SAHİLLERİMİZDEN BEDAVA YARARLANANLAR

 Tarih: 23-08-2023 09:15:00
YAŞAR EYİCE

*- İYİ ve KÖTÜ HABERLER

 

Güzel bir haberden, ‘mucize kurtuluştan’ söz etmek istiyorum.

Youtuber Merve Veziroğlu yoğun bakımdan çıktı.

6 Ağustos Pazar günü eşi Yunus Yıldırım tarafından 32 yerinden bıçaklanarak katledilmek istenen Merve Verziroğlu verdiği 16 günlük yaşam savaşını kazandı.

Merve Hanım mektubunda şöyle diyor:

‘Dualarınız ve sevginiz bana ulaştı.

Mucizevi şekilde hayatta kaldım.

Eskisi gibi olmam zaman alacak.

Ölümle yaşam arasında beni toplayıp hayata kazandıran devlet araştırma hastanesinin, mükemmel doktorları, hemşireleri ve bütün sağlık çalışanlarına ne kadar teşekkür etsem az.

Size anlatmak istediğim çok şey var, biraz daha toparlanayım!’

Ben Merve Hanımın anlatacakları beklemeden, bazı paylaşımlar yapayım.

 

*-  HAK ETMİYORLAR!

 

İstanbul Sarıyer’de eşinin emekli maaşıyla geçinen Nevzat Hülya Erinç, kirası 3 binden 10 bine çıkarılınca intihar girişiminde bulundu.

‘Bu ve benzeri durumları emeklilerimiz hiç hakketmiyor’ diyen Adnan Bay, emeklilere ek zam yapılmasını talep ediyor.

Benim de kendisi gibi geçinemeyen emeklilerin sesi olmamı istiyor.

Kaç ay önce ‘Hürrem Sultan’ olarak nitelediğim bir arkadaşımın 7 bin lira emekli maaşı ile nasıl geçinebileceğini yansıtan mektubunu alınca üzüntümü dile getirmiş ve birçok okuyucumdan da kendisini destekleyen yorumlar almıştım.

 

*- NEDENSE DUYARSIZIZ

 

İşin doğrusu ve gerçeğini bir iki gün önce Reis de açıklamadı mı?

Özetle;

Emekli maaşları ve artış oranları çok az değil mi?

Artış bile değil zaten.

Uzmanlar da belirtiyor:

‘İnsanca yaşamak için yapılan emekli maaşı artışı gerçek anlamda bir artış değildir.

Çoğu kesim sıfır zam almış olacak.

Çok az kesim %4 ile 18 oranında zam almış olacak ve çok daha az bir kesim ise %25 oranında zam alacak.

Kök ücret değil, en düşük ücret 7500 TL dikkate alınarak zam yazılmalı. Seyyanen zamda çalışanlara verilen oranın olması makul olabilir.

Zaten emeklilik reformları yazılmamış olsa idi, maaşlar en kötü durumda 15.000 TL olmuştu.

Bu istenilen rakam gerçekleşse bile insanca yaşam olmasa da nispeten bu artan fiyatların altında çok ezilmeden bir nebze olsun ay sonunu getirebilir.

Bu rakam ev kirası olmayan için geçerli olabilir.

Artan ev kiraları ve ev sahiplerinin yaptığı artış oranları dikkate alındığında emeklilerin de çalışanların aldığı 22.000 Türk Lirası kadar alması biraz rahatlatır.

15 milyonu aşan emeklilerin geldiği durum hiçte iç açıcı değil.

Birçok aile sorunu, kavga ve gürültü sonucu ailelerde çatlamalar ve ayrılıklar olabilecektir.

Birçoğu içine atacağı için çok çeşitli ruhsal hastalıklarla karşılaşması söz konusu.
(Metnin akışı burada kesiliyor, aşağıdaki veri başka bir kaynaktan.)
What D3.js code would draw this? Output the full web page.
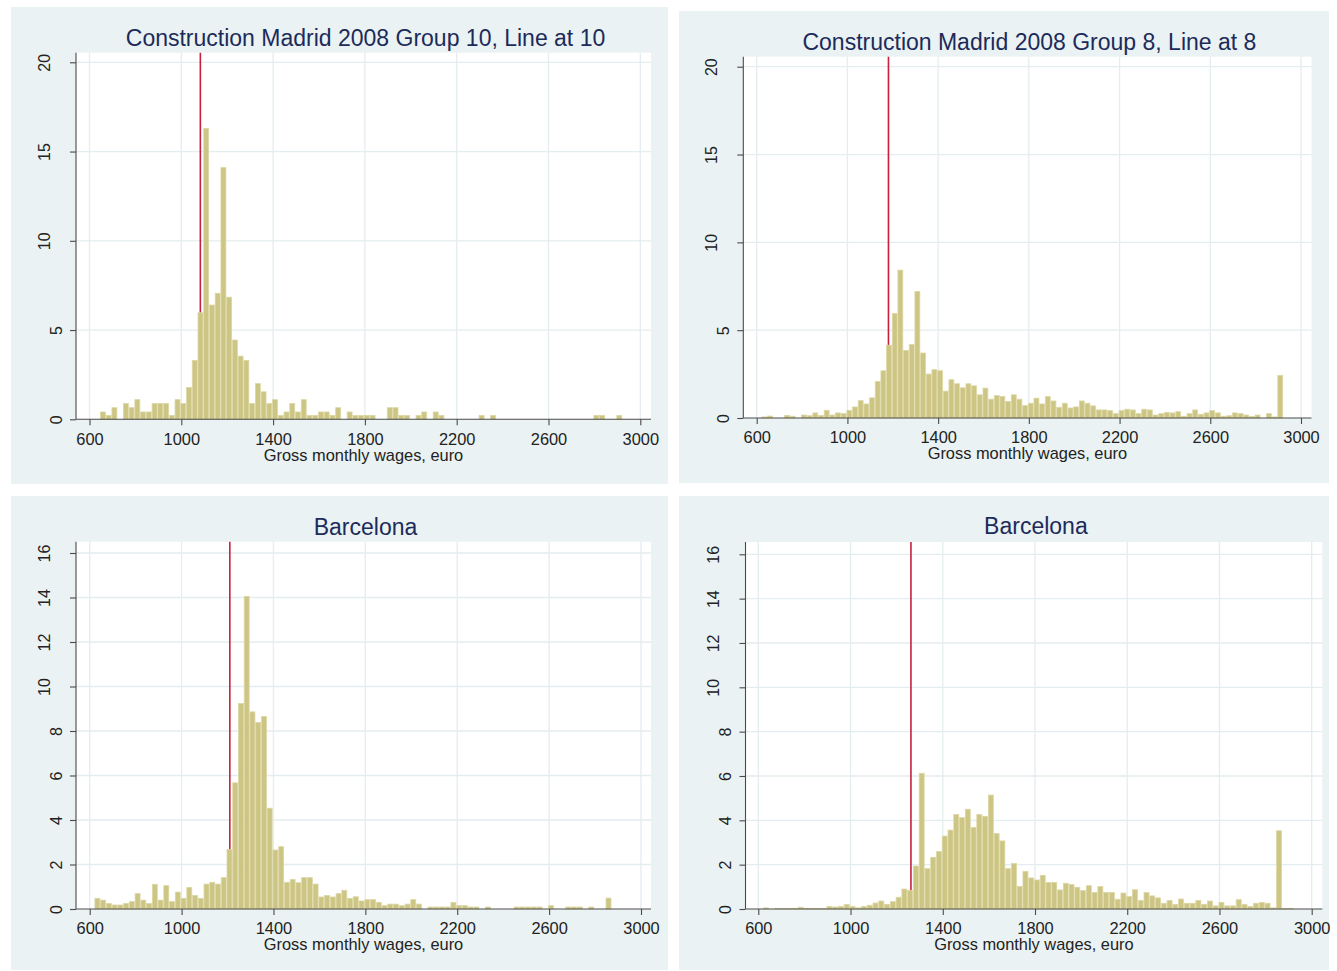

Diğer kötü olacak ve olabilecek sorunları ağzıma bile almak istemiyorum.

Emeklilerimiz kendilerine verilen bu maaşı daha doğrusu hareketi hiç hakketmiyorlar.

İşte bu yüzden seslerinin duyulmasını sağlayanlara ve bazı yetkilileri hassas davranmalarından dolayı teşekkür etmemiz gerekiyor.

Emeklilerin sesi duyulmuyor.

Bizler, yani hepimiz duyurulmasına destek olmalıyız.

Aklımızdan çıkarmamalıyız;

Unutmayın her çalışan potansiyel bir emeklidir.

Zaten halk olarak, millet olarak biz her zaman bir olmayı çok güzel başarmış bir milletiz.

Bunu göstermek için güzel bir fırsat var karşımızda, önümüzde.

Hepinizi bu konuda duyarlı olup, emeklilerin hak ettiklerini almaları için gönülden destek verelim.

Biz bu konunun üstesinden hep birlikte gelebiliriz.

İnsanca daha rahat yaşamak emeklilerimizin hakkı olsa daha huzurlu ve güvenli hissederiz kendimizi de…

 

*- BUGÜN BUCA’DA

 

İzmir’in ‘arka bahçesi’ olarak bilinen ama düşünceyi geride bırakmak için büyük bir mücadele veren Buca’da, belediye emekçileri ‘iş bırakma eylemi’ başlattı.

Eylemi destekleyenler ‘iyi niyetli’ Bucalılar gibi, bundan siyaseten yarar bekleyenler var.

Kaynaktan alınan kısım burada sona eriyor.